In two days during 12 to 14 April 1965, British rock group the Who recorded "Shout and Shimmy" as the B-side to their fourth single (third single under the name 'the Who') "My Generation", which was released on October 29, 1965. The A-side reached number 2 in the United Kingdom, but only reached number 74 on the Billboard Hot 100 and number 99 in Cashbox magazine. The song was part of the Who's repertoire from late 1964, along with several other rhythm and blues covers, including other songs by James Brown. It was ultimately dropped in 1966 once the group had written enough original material. Several other songs were recorded during the same session as "Shout and Shimmy", including "I'm a Man", "Leaving Here", "Anyway, Anyhow, Anywhere" and two other songs written by Brown: "Please, Please, Please" and "I Don't Mind".

Their version is undisputedly greatly derived from "Shout", a song by the Isley Brothers made famous by Lulu and the Luvvers, including call- and-response lyrics throughout, similar to other songs by the group at the time, including "Anyway, Anyhow, Anywhere". In the US however, "Shout and Shimmy" was not released as the B-side of "My Generation", and was instead substituted by "Out in the Street", which later appeared on their debut album My Generation. On this release the song is dubbed "Out in the Street (You're Going to Know Me)". "Shout and Shimmy" became a rare collectible in the US, since it wasn't included on the equivalent version of My Generation released in America, The Who Sings My Generation, and instead would remain unissued until it was belatedly released as the opening song to Who's Missing, a collection of rare tracks by the Who was released in 1985.

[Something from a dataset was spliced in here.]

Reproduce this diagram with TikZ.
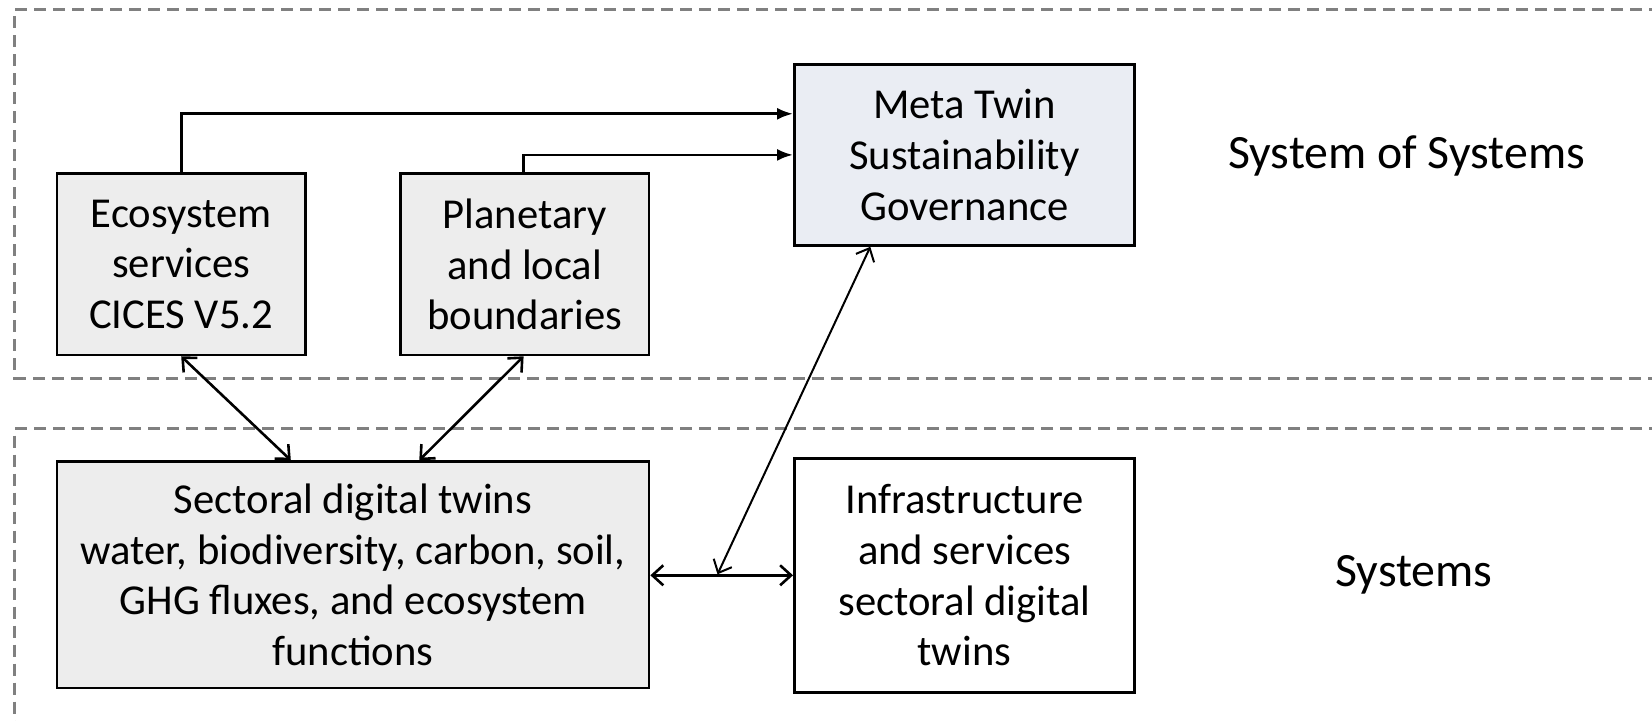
\documentclass[tikz,border=0pt]{standalone}
\usepackage{fontspec}
\setmainfont{Carlito}
\usetikzlibrary{arrows.meta}
\definecolor{boxgray}{HTML}{EDEDED}
\definecolor{metafill}{HTML}{EAEDF3}
\definecolor{dashgray}{HTML}{808080}
\tikzset{
  boxnode/.style={draw=black, line width=2.6bp, align=center, inner sep=0pt, font=\fontsize{42.8}{51}\selectfont},
  tierlabel/.style={font=\fontsize{48}{52}\selectfont},
  region/.style={draw=dashgray, line width=3bp, dash pattern=on 12bp off 7bp},
  flow/.style={line width=2.8bp, -{Latex[length=16bp,width=12bp]}},
  twoway/.style={line width=2.6bp, {Straight Barb[length=11bp,width=20bp]}-{Straight Barb[length=11bp,width=20bp]}},
  thinway/.style={line width=2bp, {Straight Barb[length=11bp,width=20bp]}-{Straight Barb[length=11bp,width=20bp]}}
}
\begin{document}
\begin{tikzpicture}[x=1bp,y=-1bp]
\useasboundingbox (0,0) rectangle (1652,721);
\clip (0,0) rectangle (1652,721);
\fill[white] (0,0) rectangle (1652,721);
% regions
\draw[region] (1680,9.5) -- (14.75,9.5) -- (14.75,378) -- (1680,378);
\draw[region] (1680,428.8) -- (14.75,428.8) -- (14.75,740);
% boxes
\node[boxnode, fill=boxgray, minimum width=248.6bp, minimum height=181.2bp] (eco) at (181.2,264.4) {Ecosystem\\services\\CICES V5.2};
\node[boxnode, fill=boxgray, minimum width=248.6bp, minimum height=181.2bp] (plan) at (524.7,264.4) {Planetary\\and local\\boundaries};
\node[boxnode, fill=metafill, minimum width=340.3bp, minimum height=181.2bp] (meta) at (964.5,154.9) {Meta Twin\\Sustainability\\Governance};
\node[boxnode, fill=boxgray, minimum width=592.1bp, minimum height=226.5bp] (sect) at (353,574.8) {Sectoral digital twins\\water, biodiversity, carbon, soil,\\GHG fluxes, and ecosystem\\functions};
\node[boxnode, fill=white, minimum width=340.3bp, minimum height=233.9bp] (infra) at (964.5,575.3) {Infrastructure\\and services\\sectoral digital\\twins};
% labels
\node[tierlabel] (sos) at (1406.6,155.9) {System of Systems};
\node[tierlabel] (sys) at (1414,575.3) {Systems};
% connectors
\draw[flow] (eco.north) |- ([yshift=41.1bp]meta.west);
\draw[flow] ([xshift=-1.1bp]plan.north) |- (meta.west);
\draw[twoway] (eco.south) -- ([xshift=-62.2bp]sect.north);
\draw[twoway] ([xshift=-1.1bp]plan.south) -- ([xshift=66.3bp]sect.north);
\draw[twoway] (sect.east |- infra.west) -- (infra.west);
\coordinate (mid) at (717.5,575.3);
\draw[thinway] ([yshift=1bp]mid) -- ([xshift=-94.2bp]meta.south);
\end{tikzpicture}
\end{document}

An archival live performance was eventually released in the 1979 film The Kids Are Alright, but it was not included in the soundtrack album for that movie. It has since been included on reissues and remasters of the album My Generation. Ultimate Classic Rock ranked it 130 on their list of All 245 Who Songs Ranked Worst to Best in 2018, stating "A party record that captures an element of how frenetic these James Brown covers must have sounded at early Who gigs. A whole mess of fun.